In Canada we are blessed to have 20 per cent of the world’s surface freshwater and up to 7 per cent of the world’s renewable water flow (third highest in the world).

I suspect many Canadians take water for granted – you just turn on your tap and it is there. However, there are real threats to our water supply, particularly in rural areas where we rely on ground water or in the more urban areas in our region that rely on sourcing all/part of their water supply from municipal or other common wells.

Some of these threats include:

  • Increased consumption due to continued residential and business development.
  • The adverse impact of development on the quality of our rivers/streams, wetlands, lakes and the aquifers our wells tap into and rely on.
  • The effect of gravel mining in terms of the impact of pits/quarries that go below the water table and the massive amounts of water they extract to wash gravel. As but one example, a September 2021 approval allows one mine/pit operator in Oro-Medonte to use up to 3.6 million litres per day for up to 200 days per year – or 720 million litres/year. The average person consumes about 300/litres per day so one pit alone uses as much water as 6,000 – 7,000 people would in a year (or about what about one quarter of the residents of Oro-Medonte would consume).
  • Business that consumes huge quantities of water like water bottling plants.
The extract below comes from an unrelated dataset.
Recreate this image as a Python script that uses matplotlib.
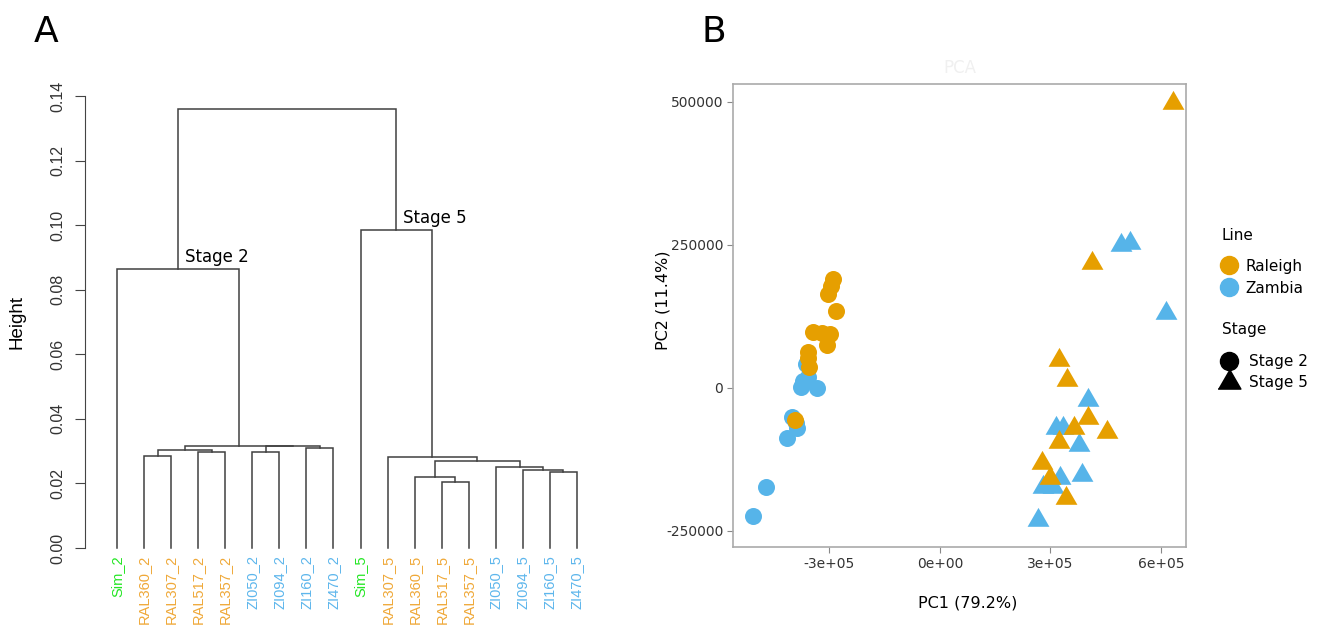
import numpy as np
import matplotlib
matplotlib.use("Agg")
from matplotlib import pyplot as plt
from matplotlib.lines import Line2D

# dendrogram leaves, left to right
leaf_labels = ["Sim_2", "RAL360_2", "RAL307_2", "RAL517_2", "RAL357_2",
               "ZI050_2", "ZI094_2", "ZI160_2", "ZI470_2",
               "Sim_5", "RAL307_5", "RAL360_5", "RAL517_5", "RAL357_5",
               "ZI050_5", "ZI094_5", "ZI160_5", "ZI470_5"]

# merges: (left child, right child, height); new nodes are numbered from 18
merges = [
    (1, 2, 0.0284), (3, 4, 0.0297), (5, 6, 0.0296), (7, 8, 0.0310),
    (18, 19, 0.0305), (20, 21, 0.0315), (22, 23, 0.0317), (0, 24, 0.0864),
    (12, 13, 0.0203), (11, 26, 0.0221), (16, 17, 0.0236), (15, 28, 0.0242),
    (14, 29, 0.0252), (27, 30, 0.0268), (10, 31, 0.0282), (9, 32, 0.0986),
    (25, 33, 0.1361),
]

# PCA scores
ral_s2_pc1 = [-290500, -296000, -304000, -282000, -344800, -320000,
              -298600, -306800, -358400, -358400, -355700, -393700]
ral_s2_pc2 = [190500, 178300, 164300, 134600, 97900, 96100,
              94400, 75200, 62900, 52400, 36700, -55900]
zam_s2_pc1 = [-507700, -472400, -415400, -388200, -401800, -372000,
              -377400, -358400, -334000, -363800, -392000]
zam_s2_pc2 = [-223700, -173000, -87400, -69900, -50700, 12200,
              1700, 19200, 0, 42000, -62000]
ral_s5_pc1 = [632600, 412700, 323100, 344800, 401800, 363800,
              453400, 323100, 276900, 298700, 342100]
ral_s5_pc2 = [498200, 218500, 48900, 14000, -52400, -69900,
              -76900, -94400, -131100, -157300, -192300]
zam_s5_pc1 = [491400, 515900, 613600, 401800, 314900, 334000,
              377400, 325800, 385500, 279600, 306800, 266100]
zam_s5_pc2 = [250000, 253500, 131100, -21000, -69900, -69900,
              -99600, -157300, -152100, -173000, -173000, -230700]

ORANGE = "#E69F00"
BLUE = "#56B4E9"
label_colours = {"Sim": "#22E622", "RAL": "#EFA838", "ZI": "#5DB6EC"}

# equilateral triangle, centred on its centroid
TRI = [(-1.0, -0.577), (1.0, -0.577), (0.0, 1.155)]


def _leaf_colour(name):
    for prefix, colour in label_colours.items():
        if name.startswith(prefix):
            return colour
    return "black"


fig = plt.figure(figsize=(13.31, 6.39), dpi=100)

# ---- A: dendrogram ----
axA = fig.add_axes([0.0639, 0.1424, 0.3869, 0.7074])
n = len(leaf_labels)
xpos = {i: float(i) for i in range(n)}
ypos = {i: 0.0 for i in range(n)}
for k, (a, b, h) in enumerate(merges):
    node = n + k
    axA.plot([xpos[a], xpos[a], xpos[b], xpos[b]], [ypos[a], h, h, ypos[b]],
             color="#404040", lw=1.1, solid_joinstyle="miter", clip_on=False)
    xpos[node] = (xpos[a] + xpos[b]) / 2
    ypos[node] = h

axA.set_xlim(-1.18, 17.85)
axA.set_ylim(0, 0.14)
for side in ["top", "right", "bottom"]:
    axA.spines[side].set_visible(False)
axA.spines["left"].set_bounds(0, 0.14)
axA.spines["left"].set_color("#444444")
yt = np.arange(0, 0.141, 0.02)
axA.set_yticks(yt)
axA.set_yticklabels([f"{v:.2f}" for v in yt], rotation=90, va="center",
                    fontsize=11.5, color="#333333", family="Liberation Sans")
axA.tick_params(axis="y", length=7, color="#444444", pad=7)
axA.set_xticks([])
axA.set_ylabel("Height", fontsize=13.5, family="Liberation Sans")
axA.yaxis.set_label_coords(-0.115, 0.5)

for i, lab in enumerate(leaf_labels):
    axA.annotate(lab, (i, 0), xytext=(0, -5), textcoords="offset points",
                 rotation=90, ha="center", va="top", fontsize=10.5,
                 color=_leaf_colour(lab), family="Liberation Sans")

axA.annotate("Stage 2", (xpos[25], ypos[25]), xytext=(5, 2),
             textcoords="offset points", fontsize=12, ha="left", va="bottom")
axA.annotate("Stage 5", (xpos[33], ypos[33]), xytext=(5, 2),
             textcoords="offset points", fontsize=12, ha="left", va="bottom")

# ---- B: PCA ----
axB = fig.add_axes([0.5507, 0.1440, 0.3403, 0.7246])
axB.scatter(zam_s2_pc1, zam_s2_pc2, s=150, color=BLUE, marker="o", lw=0, zorder=3)
axB.scatter(ral_s2_pc1, ral_s2_pc2, s=150, color=ORANGE, marker="o", lw=0, zorder=3)
axB.scatter(zam_s5_pc1, zam_s5_pc2, s=330, color=BLUE, marker=TRI, lw=0, zorder=3)
axB.scatter(ral_s5_pc1, ral_s5_pc2, s=330, color=ORANGE, marker=TRI, lw=0, zorder=3)

axB.set_xlim(-562000, 668000)
axB.set_ylim(-278000, 531400)
axB.set_xticks([-3e5, 0, 3e5, 6e5])
axB.set_xticklabels(["-3e+05", "0e+00", "3e+05", "6e+05"])
axB.set_yticks([-250000, 0, 250000, 500000])
axB.set_yticklabels(["-250000", "0", "250000", "500000"])
for sp in axB.spines.values():
    sp.set_color("#aaaaaa")
    sp.set_linewidth(1.2)
axB.tick_params(length=4, color="#888888", labelsize=10, labelcolor="#333333", pad=3)
axB.set_xlabel("PC1 (79.2%)", fontsize=11.5)
axB.set_ylabel("PC2 (11.4%)", fontsize=11.5)
axB.xaxis.set_label_coords(0.519, -0.104)
axB.yaxis.set_label_coords(-0.139, 0.533)
axB.set_title("PCA", fontsize=12, color="#f0f0f0", pad=8)

line_handles = [
    Line2D([], [], marker="o", ls="", color=ORANGE, markersize=13),
    Line2D([], [], marker="o", ls="", color=BLUE, markersize=13),
]
stage_handles = [
    Line2D([], [], marker="o", ls="", color="black", markersize=13),
    Line2D([], [], marker=TRI, ls="", color="black", markersize=19),
]
fig.legend(line_handles, ["Raleigh", "Zambia"],
           loc="upper left", bbox_to_anchor=(0.911, 0.607),
           frameon=False, fontsize=11, borderpad=0,
           handletextpad=0.45, labelspacing=0.45, handlelength=1.2)
fig.legend(stage_handles, ["Stage 2", "Stage 5"],
           loc="upper left", bbox_to_anchor=(0.911, 0.458),
           frameon=False, fontsize=11, borderpad=0,
           handletextpad=0.7, labelspacing=0.4, handlelength=1.2)
fig.text(0.918, 0.631, "Line", fontsize=11, va="center")
fig.text(0.918, 0.484, "Stage", fontsize=11, va="center")

fig.text(0.025, 0.935, "A", fontsize=26)
fig.text(0.527, 0.935, "B", fontsize=26)

fig.savefig("out.png", dpi=100, facecolor="white")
For example, a local water bottling facility is authorized to consume over 300 million litres per year.
  • And, of course, climate change on our water supply.

So, as a resident who depends on well water, I am concerned that some day our water which is currently pretty pure will become polluted or that there simply won’t be enough to go around, and our wells will run dry.

I am not alone in my concerns. For example, there is a group in Ontario called the Reform Gravel Mining Coalition (you can Google it), that is calling for a moratorium on the approval of new gravel mines/pits until an independent panel of experts can conduct a review and make recommendations to ensure that gravel mining does not compromise our groundwater today and in the future.

So, something to reflect on – on World Water Day.